Schaeuble’s comeback

German Finance Minister Wolfgang Schaeuble was back in the spotlight on Wednesday after breaking several weeks of silence on the issue of Greece to express his assurances that the markets have already priced in any eventuality in Athens’s ongoing bailout talks.

In short, what Schaeuble was saying was that no matter whether Greece is thrown out of the euro area or goes bankrupt, it will not have any serious effects on the common currency bloc nor, by extension, on the global economic system.

Schaeuble’s comments hardly come as a surprise. To begin with, he was speaking in New York and his primary objective was to respond to Washington’s fixed geopolitical position that a Greek default or a euro exit would pose a threat to the European system and the interests of the West as a whole.

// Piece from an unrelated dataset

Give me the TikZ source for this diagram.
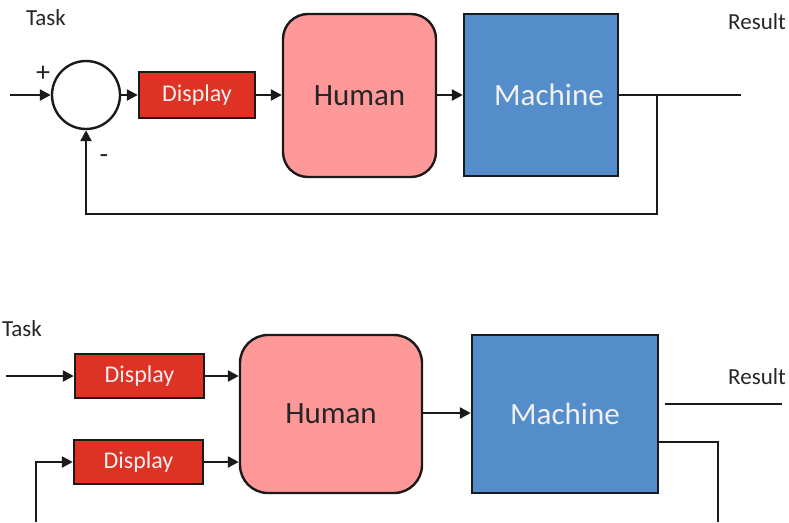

Schaeuble also felt obliged to respond to the polyphony that resulted from comments made the previous day by European Union foreign policy chief Federica Mogherini. Even though finance is not in her purview, she called for more flexibility on Greece, saying that “if one falls, the whole system falls. I’m very much convinced of that.”

The German finance minister felt compelled to restore some order and ensure that Europe is on the same page when it comes to Greece. This is a mission assumed personally by Schaeuble and even if he unfortunately behaves in a manner that can be seen as autocratic and uncouth during negotiations with the amateur Greek government of SYRIZA and Independent Greeks, we have become accustomed to his ways.

On the other hand, we have Greek Finance Minister Yanis Varoufakis, whose colleagues at the Eurogroup have found somewhat hard to deal with. He will also be speaking on the issue of Greece’s negotiations with its international creditors in Washington today. This means that Schaeuble had to make sure to get in his argument against his Greek counterpart’s position well beforehand.

We have neither the knowledge nor the enormous experience of the German finance chief. But his belief that the markets are already prepared to respond to the consequences of a Greek default or euro exit may be somewhat risky. Maybe he’s right.

However, the different approaches adopted by Berlin and Washington in regard to how the problems of the global economy need to be addressed are not something that can be used by the government of a bankrupt country like Greece.

Thankfully, Greece is not the center of the world.